La Navidad le ha sido siempre propicia al cine, sobre todo entre los pequeños. Aún se mantiene la tradición de que los padres lleven a sus hijos a ver la última de Disney. El día de Navidad o de Año Nuevo los cines se llenan de chiquillería. A los niños les hace ilusión; a sus padres quizá no tanto y a los dueños de las salas les permite resarcirse de la escasez de público de otros meses del año.

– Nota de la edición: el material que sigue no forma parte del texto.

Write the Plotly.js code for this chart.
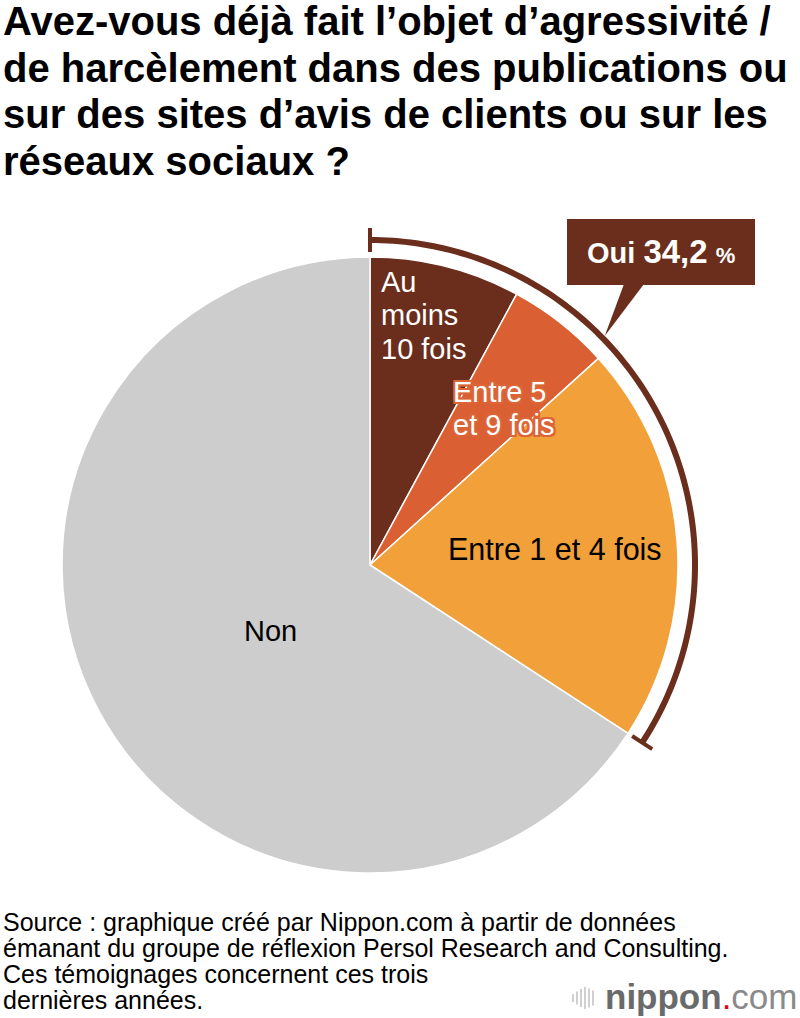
<!DOCTYPE html>
<html><head><meta charset="utf-8">
<script src="https://cdn.plot.ly/plotly-3.0.1.min.js"></script>
<style>html,body{margin:0;padding:0;background:#fff}</style>
</head><body><div id="chart" style="width:800px;height:1018px"></div>
<script>
// ---- data ----
const categories = ["Au moins 10 fois", "Entre 5 et 9 fois", "Entre 1 et 4 fois", "Non"];
const values = [7.9, 5.4, 20.9, 65.8];
const sliceColors = ["#6B2E1C", "#DA5F33", "#F1A03A", "#CDCDCD"];
const yesSlices = 3; // first three slices make up "Oui"
const yesLabel = "Oui";
const titleLines = [
  "Avez-vous déjà fait l’objet d’agressivité /",
  "de harcèlement dans des publications ou",
  "sur des sites d’avis de clients ou sur les",
  "réseaux sociaux ?"
];
const sourceLines = [
  "Source : graphique créé par Nippon.com à partir de données",
  "émanant du groupe de réflexion Persol Research and Consulting.",
  "Ces témoignages concernent ces trois",
  "dernières années."
];
const labelLines = [
  ["Au", "moins", "10 fois"],
  ["Entre 5", "et 9 fois"],
  ["Entre 1 et 4 fois"],
  ["Non"]
];

// ---- geometry / helpers ----
const W = 800, H = 1018, CX = 370, CY = 565, R = 308;
const px = x => x / W, py = y => 1 - y / H;
const FONT = "Liberation Sans, Arial, Helvetica, sans-serif";
const BROWN = "#6B2E1C";
const total = values.reduce((a, b) => a + b, 0);
const yesTotal = values.slice(0, yesSlices).reduce((a, b) => a + b, 0);
const yesAngle = yesTotal / total * 360;
function polar(r, deg) {
  const t = deg * Math.PI / 180;
  return [CX + r * Math.sin(t), CY - r * Math.cos(t)];
}
function pathFrom(pts, close) {
  return pts.map((p, i) => (i ? "L" : "M") + px(p[0]).toFixed(5) + "," + py(p[1]).toFixed(5)).join(" ") + (close ? " Z" : "");
}

const shapes = [];
// bracket arc around the "Oui" slices
const arcR = 325, arcPts = [];
for (let i = 0; i <= 120; i++) arcPts.push(polar(arcR, yesAngle * i / 120));
shapes.push({type: "path", xref: "paper", yref: "paper", path: pathFrom(arcPts), line: {color: BROWN, width: 6}});
[0, yesAngle].forEach(a => {
  shapes.push({type: "path", xref: "paper", yref: "paper",
    path: pathFrom([polar(arcR - 12, a), polar(arcR + 12, a)]), line: {color: BROWN, width: 4}});
});
// callout box + pointer
shapes.push({type: "rect", xref: "paper", yref: "paper", x0: px(567), x1: px(755), y0: py(285), y1: py(219),
  fillcolor: BROWN, line: {width: 0}});
const tip = polar(arcR + 3, 45.7);
shapes.push({type: "path", xref: "paper", yref: "paper",
  path: pathFrom([[624, 284], [644, 284], tip], true), fillcolor: BROWN, line: {width: 0}});
// logo bars
const barH = [8, 13, 18, 22, 19, 15];
barH.forEach((h, i) => {
  const x = 573 + i * 4;
  shapes.push({type: "line", xref: "paper", yref: "paper", x0: px(x), x1: px(x), y0: py(998 - h / 2), y1: py(998 + h / 2),
    line: {color: "#C4C4C4", width: 1.6}});
});

const ann = [];
function txt(text, x, y, size, opts) {
  ann.push(Object.assign({text: text, x: px(x), y: py(y), xref: "paper", yref: "paper", showarrow: false,
    xanchor: "left", yanchor: "middle", font: Object.assign({family: FONT, size: size, color: "#000"}, (opts && opts.font) || {})},
    opts && opts.a || {}));
}
const titleY = [21, 67.7, 114.3, 161];
titleLines.forEach((t, i) => txt("<b>" + t + "</b>", 1, titleY[i], 40));
const srcY = [922, 948, 974, 1000];
sourceLines.forEach((t, i) => txt(t, 1, srcY[i], 25));

// slice labels
[282, 315, 349].forEach((y, i) => txt(labelLines[0][i], 379, y, 29, {font: {color: "#fff"}}));
const sh = "#DC6537";
const outline = ["2px 0 0 " + sh, "-2px 0 0 " + sh, "0 2px 0 " + sh, "0 -2px 0 " + sh,
  "2px 2px 0 " + sh, "-2px -2px 0 " + sh, "2px -2px 0 " + sh, "-2px 2px 0 " + sh].join(", ");
[392, 425].forEach((y, i) => txt(labelLines[1][i], 451, y, 29, {font: {color: "#fff", shadow: outline}}));
txt(labelLines[2][0], 555, 549, 30.5, {a: {xanchor: "center"}});
txt(labelLines[3][0], 270, 631, 29, {a: {xanchor: "center"}});

// callout text
const yesStr = yesTotal.toFixed(1).replace(".", ",");
txt("<b>" + yesLabel + " <span style='font-size:33px'>" + yesStr + "</span> <span style='font-size:22px'>%</span></b>",
  661, 252, 29, {font: {color: "#fff"}, a: {xanchor: "center"}});

// logo
txt("<b>nippon</b><span style='color:#E60012'>.</span><span style='color:#8A8A8A'>com</span>", 603, 996, 35,
  {font: {color: "#6A6A6A"}});

const data = [{
  type: "pie",
  labels: categories,
  values: values,
  sort: false,
  direction: "clockwise",
  rotation: 0,
  textinfo: "none",
  hoverinfo: "label+value",
  marker: {colors: sliceColors, line: {color: "#fff", width: 1.5}},
  domain: {x: [px(CX - R), px(CX + R)], y: [py(CY + R), py(CY - R)]}
}];

const layout = {
  width: W, height: H,
  margin: {l: 0, r: 0, t: 0, b: 0, pad: 0},
  paper_bgcolor: "#fff", plot_bgcolor: "#fff",
  showlegend: false,
  shapes: shapes,
  annotations: ann
};
Plotly.newPlot("chart", data, layout, {displayModeBar: false, staticPlot: true});
</script></body></html>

Seguiré viendo cine español porque lo que cuenta me resulta cercano, creíble y a menudo conmovedor, al contrario del que llega de Hollywood, en plena decadencia creativa
A los que somos adultos y sin embargo no somos padres, nos gusta también ir al cine en Navidad. Si hablo de mí, puedo apuntarme el acierto de haber visto 1898: los últimos de Filipinas, una extraordinaria película que recrea la gesta de unos héroes que seguían luchando por un imperio que ya no existía. No es casualidad que se trate de una producción española porque en 2016 casi todas las que vi eran de nuestro cine.
Empecé el año con Cien años de perdón, la historia del atraco a un banco con sede en Valencia, y continué con la floja Julieta, que acaba descarrilando por culpa de un guion sin pies ni cabeza; la interesante El hombre de las mil caras, que sin embargo no está a la altura de La isla mínima, del mismo director; la comercial y lacrimógena Un monstruo viene a verme, y la áspera Que Dios nos perdone, mezcla de cine negro y crónica social de los años más duros de la crisis. Todas ellas son candidatas a lograr algún Goya.
Como yo, ha habido millones de espectadores que han elegido el cine español como forma de entretenimiento en 2016. Hubieran sido más sin un IVA tan agresivo. La aceptación de nuestro cine debería dejar sin argumentos a quienes maldicen, escudándose en prejuicios ideológicos, cualquier película si ha sido hecha en este país. Conocemos de sobra a esos dogmáticos de derecha, igual de cerriles que los de la izquierda. Siempre aluden a que esta industria está subvencionada —como si no hubiera otras que también lo están, algunas de dudosa rentabilidad—. Como no han visto cine español desde el estreno de Volver a empezar, sus críticas, en lugar de basarse en criterios artísticos, caen en la descalificación personal. Atacan el pasado comunista de la familia Bardem y el antiespañolismo de Fernando Trueba.
A mí me importa poco que Javier Bardem sea un rojo millonario. Lo único que puedo hacer es descubrirme ante uno de los grandes actores del país. Por eso voy a verle cuando se estrena una de sus películas. A Trueba no lo censuro por renegar de su condición de español —cada uno es libre de sentir lo que quiera—; simplemente no veo su filmografía porque nunca me ha interesado. Creo saber diferenciar entre la obra y su autor porque, de lo contrario, me hubiese perdido las novelas de Céline y los poemas de Pound. El talento va por un lado y la bondad por otro, y muchas veces no se cruzan ambos caminos.
Con el año recién estrenado ignoro cuál será la próxima película en caer. Si siguen proyectando Tardes para la ira, iré a verla en buena compañía. Y si no, esperaré a que la repongan en un cine de reestreno. Entretanto, consultaré la cartelera cada semana. Pienso seguir viendo cine de mi país porque lo que cuenta me resulta cercano, creíble y a menudo conmovedor, al contrario de lo que llega de Hollywood, en plena decadencia creativa. El cine español es hoy una apuesta segura.